Австрийская теория циклов, которую Мизес разработал, опираясь на рикардианский анализ, развила собственную теорию чрезмерного или, точнее, ошибочного инвестирования как основы делового цикла. Австрийская теория смогла объяснить не только все те явления, которые уже нашли объяснение в рамках теории рикардианцев, но и другие – обилие инвестиционных просчётов и уязвимость производителей средств производства, особенно сильно страдающих от спадов. Как мы увидим далее, это ещё и единственная теория, способная объяснить современное явление стагфляции.
Мизес начинает, как и рикардианцы: правительство и его центральный банк политикой покупки активов и наращивания банковских резервов стимулируют расширение банковского кредита. Банки наращивают кредитование, и, соответственно, возрастает количество денег в обращении в форме чековых депозитов (кредитные билеты частных банков к этому времени практически исчезли). Далее, как и у Рикардо, у Мизеса увеличение количества банковских денег ведёт к росту цен, т.е. к инфляции.
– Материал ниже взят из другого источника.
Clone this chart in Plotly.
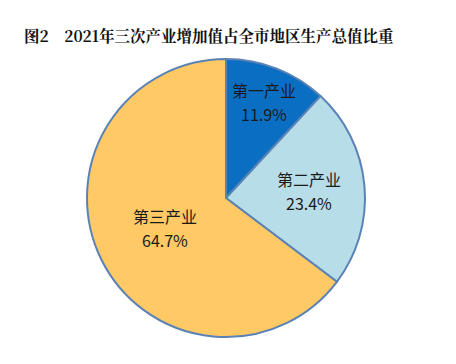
import math
import plotly.graph_objects as go

categories = ["第一产业", "第二产业", "第三产业"]
values = [11.9, 23.4, 64.7]
colors = ["#0A6FC2", "#B6DDE8", "#FFC966"]

# label placement (fraction of radius along each slice's mid-angle)
label_radius = [0.74, 0.60, 0.49]

W, H = 456, 364
OFF = 8  # default page body margin
cx, cy, r = 226 - OFF, 198 - OFF, 139
fig = go.Figure(go.Pie(
    labels=categories,
    values=values,
    sort=False,
    direction="clockwise",
    rotation=0,
    marker=dict(colors=colors, line=dict(color="#5B82B5", width=2)),
    textinfo="none",
    hoverinfo="skip",
    domain=dict(x=[(cx - r)/W, (cx + r)/W], y=[(H - cy - r)/H, (H - cy + r)/H]),
    showlegend=False,
))

annotations = [dict(
    text="<b>图2\u00a0\u00a0\u00a0\u00a02021年三次产业增加值占全市地区生产总值比重</b>",
    x=(22 - OFF)/W, y=1-(35 - OFF)/H, xref="paper", yref="paper",
    xanchor="left", yanchor="middle", showarrow=False,
    font=dict(family="Noto Serif CJK SC, Noto Sans CJK SC", size=15.5, color="#111111"),
)]

total = sum(values)
cum = 0.0
lab_font = dict(family="Noto Sans CJK SC", size=16, color="#1a1a1a")
for name, v, f in zip(categories, values, label_radius):
    mid = (cum + v / 2) / total * 2 * math.pi
    cum += v
    px = cx + f * r * math.sin(mid)
    py = cy - f * r * math.cos(mid)
    xp, yp = px / W, 1 - py / H
    annotations.append(dict(text=name, x=xp, y=yp, xref="paper", yref="paper",
                            xanchor="center", yanchor="middle", yshift=12,
                            showarrow=False, font=lab_font))
    annotations.append(dict(text=f"{v:.1f}%", x=xp, y=yp, xref="paper", yref="paper",
                            xanchor="center", yanchor="middle", yshift=-12,
                            showarrow=False, font=lab_font))

fig.update_layout(
    width=W, height=H,
    margin=dict(l=0, r=0, t=0, b=0),
    paper_bgcolor="white",
    plot_bgcolor="white",
    annotations=annotations,
)

fig.write_html("out.html")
Но, как отмечает Мизес, рикардианцы недооценили неблагоприятные последствия раздувания банковского кредита. Потому что здесь включается ещё более пагубный механизм. Экспансия банковского кредита не только повышает цены, но и искусственно понижает процентную ставку, что вводит бизнесменов в заблуждение и побуждает их осуществлять необоснованные и нерентабельные инвестиции.
Дело в том, что на свободном рынке процентная ставка по ссудам определяется исключительно временными предпочтениями всех участников хозяйственного процесса. Ведь сущность любой ссуды состоит в том, что наличные блага (деньги, которые можно истратить немедленно) обмениваются на благо будущее (долговое обязательство, которое может быть использовано в некоем будущем). Поскольку люди всегда предпочитают деньги в кармане тем же деньгам, которыми удастся воспользоваться в будущем, наличные блага всегда оцениваются на рынке дороже, чем будущие. Выгода, получаемая из-за разницы между ними, или «лаж», и есть процентная ставка, величина которой зависит от того, насколько сильно люди предпочитают настоящее будущему, т.е. от степени их временных предпочтений.
Временные предпочтения людей определяют также соотношение между склонностью людей сберегать и вкладывать ради будущего использования и желанием всё потратить не сходя с места. Если временны?е предпочтения людей уменьшаются, т.е. если степень их предпочтения настоящего будущему ослабевает, они будут потреблять меньше, а сберегать и инвестировать больше, и одновременно, по той же самой причине, падает и процентная ставка, величина скидки на время. Главным двигателем экономического роста является падение ставок временных предпочтений, которое ведёт к относительному повышению сбережений и инвестиций и относительному уменьшению потребления, что находит выражение в падении процентной ставки.